8 дек 2022 (OFF) 3ACTABKA (S) :

Черное молоко

Героиня пьесы В. Сигарева «Черное молоко» Шура (Мелкий) переживает за короткое время (десять дней) два апокалиптических потрясения, сопровождаемых грохотом приближающегося поезда. Первое случается после ее спонтанного бунта в день приезда, а второе – после отречения в день отъезда. Первый Апокалипсис предшествует очищению, перерождению Мелкого, второй – возвращению в реальность, от которой она так стремилась скрыться. В финале пьесы известка засыпает Шуре глаза, а молоко на полу чернеет, смешиваясь с грязью, что следует воспринимать как некое предупреждение героине. Мелкий не выдерживает испытания, ее переродившаяся душа еще слишком слаба и не способна сопротивляться экспансии окружающего мира. Обращаясь к Богу, Шура произносит безумные, полные отчаяния слова: «…Ты мне не нужен!!! Я тебе не дочь!!! Ты мне никто!!!»2, – и финальное проявление высших сил воспринимает как заслуженную кару. Присоединившись к предавшим Бога, она делает свой выбор, отказывается от возможного возрождения и вновь готова добровольно погрузиться во тьму, поскольку более не дорожит вдруг открывшимся ей новым знанием. «Поезд влетает на станцию. Все гудит, трясется, вибрирует.

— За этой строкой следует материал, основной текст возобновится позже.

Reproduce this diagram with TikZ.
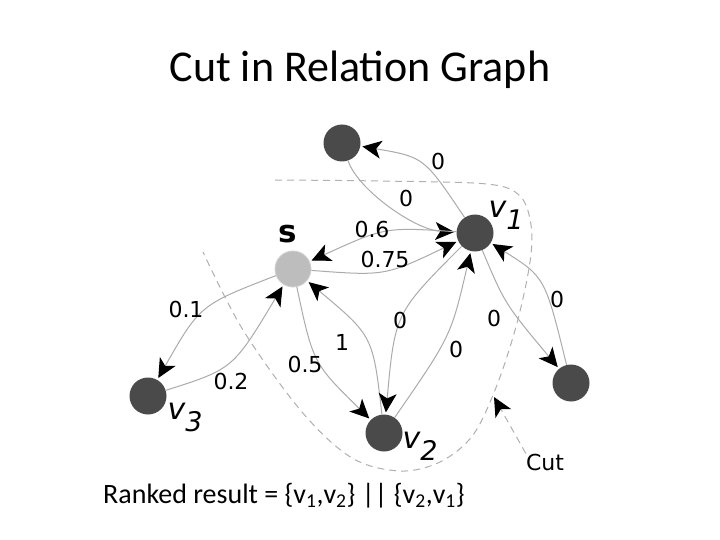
\documentclass[tikz,border=0pt]{standalone}
\usepackage{fontspec}
\setmainfont{Carlito}
\newfontfamily\dv{DejaVu Sans}
\usetikzlibrary{arrows.meta}
\definecolor{edgegray}{HTML}{ABABAB}
\definecolor{nodedark}{HTML}{4A4A4A}
\definecolor{sgray}{HTML}{BDBDBD}
\definecolor{cutgray}{HTML}{B0B0B0}
\begin{document}
\begin{tikzpicture}[x=1pt,y=-1pt,
  vtx/.style={circle,fill=nodedark,minimum size=37pt,inner sep=0pt},
  svtx/.style={circle,fill=sgray,draw=sgray!70!white,line width=0.8pt,minimum size=36pt,inner sep=0pt},
  arrowtip/.style={-{Stealth[length=19pt,width=18pt,inset=5pt,color=black]}},
  rel/.style={draw=edgegray,line width=1pt,arrowtip,shorten >=2pt},
  wlabel/.style={font=\dv\fontsize{22}{22}\selectfont,text=black,inner sep=0pt},
  vlabel/.style={font=\dv\fontsize{30}{30}\selectfont\itshape,inner sep=0pt},
  cutline/.style={draw=cutgray,line width=1pt,dash pattern=on 7pt off 5pt}
]
\fill[white] (0,0) rectangle (720,540);
\useasboundingbox (0,0) rectangle (720,540);

% title and caption
\node[anchor=base,font=\fontsize{44}{44}\selectfont,inner sep=0pt] (title) at (360,82) {Cut in Relation Graph};
\node[anchor=base west,font=\fontsize{28}{28}\selectfont,inner sep=0pt] (result) at (103,503)
  {Ranked result = \{v\textsubscript{1},v\textsubscript{2}\} || \{v\textsubscript{2},v\textsubscript{1}\}};

% cut curve
\draw[cutline] plot[smooth,tension=0.55] coordinates {(275,180) (380,181) (487,184) (520,196) (531,225) (530,262) (517,323) (497,385) (473,435) (440,462) (400,471) (352,458) (302,412) (243,330) (203,252)};

% vertices
\node[vtx] (T) at (342,143) {};
\node[vtx] (v1) at (475,233) {};
\node[svtx] (s) at (293,269) {};
\node[vtx] (v3) at (148,396) {};
\node[vtx] (v2) at (384,433) {};
\node[vtx] (R) at (571,383) {};

% vertex labels
\node[font=\dv\fontsize{31}{31}\selectfont\bfseries,inner sep=0pt] (sl) at (288,234) {s};
\node[vlabel] (v1l) at (506,215) {v\raisebox{-12pt}{\fontsize{27}{27}\selectfont 1}};
\node[vlabel] (v2l) at (420,446) {v\raisebox{-12pt}{\fontsize{27}{27}\selectfont 2}};
\node[vlabel] (v3l) at (185,417) {v\raisebox{-12pt}{\fontsize{27}{27}\selectfont 3}};

% edges
\draw[rel] (v1) .. controls (424,157) .. (T);
\draw[rel] (T) .. controls (358,190) and (415,230) .. (v1);
\draw[rel] (v1) .. controls (385,227) .. (s);
\draw[rel] (s) .. controls (385,276) .. (v1);
\draw[rel] (s) .. controls (200,305) .. (v3);
\draw[rel] (v3) .. controls (233,369) .. (s);
\draw[rel] (s) .. controls (313,363) .. (v2);
\draw[rel] (v2) .. controls (373,336) .. (s);
\draw[rel] (v1) .. controls (395,313) .. (v2);
\draw[rel] (v2) .. controls (451,336) .. (v1);
\draw[rel] (v1) .. controls (505,304) .. (R);
\draw[rel] (R) .. controls (545,277) .. (v1);

% edge labels
\node[wlabel] (l1) at (438,161) {0};
\node[wlabel] (l2) at (406,198) {0};
\node[wlabel] (l3) at (372,229) {0.6};
\node[wlabel] (l4) at (385,259) {0.75};
\node[wlabel] (l5) at (186,309) {0.1};
\node[wlabel] (l6) at (231,381) {0.2};
\node[wlabel] (l7) at (305,364) {0.5};
\node[wlabel] (l8) at (342,342) {1};
\node[wlabel] (l9) at (400,320) {0};
\node[wlabel] (l10) at (456,349) {0};
\node[wlabel] (l11) at (494,318) {0};
\node[wlabel] (l12) at (557,299) {0};

% cut annotation
\node[wlabel] (cutl) at (545,462) {Cut};
\coordinate (cutpt) at (494,397);
\draw[cutline,arrowtip] (cutl.north west) -- (cutpt);
\end{tikzpicture}
\end{document}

С потолка сыплется известка. Засыпает Мелкому глаза.

Сумка катится по сиденью и падает на пол.

Звон бьющегося стекла.

По полу течет белое, как снег, молоко. Оно течет и смешивается с грязью на полу. Течет и чернеет. И чернеет. И чернеет. И чернеет…

Наконец, поезд останавливается и все стихает»3.

Оксюморонный мезальянс в заглавии пьесы отсылает к возможной гармонии и соединению даже самых несоединимых и во многом противоречивых явлений.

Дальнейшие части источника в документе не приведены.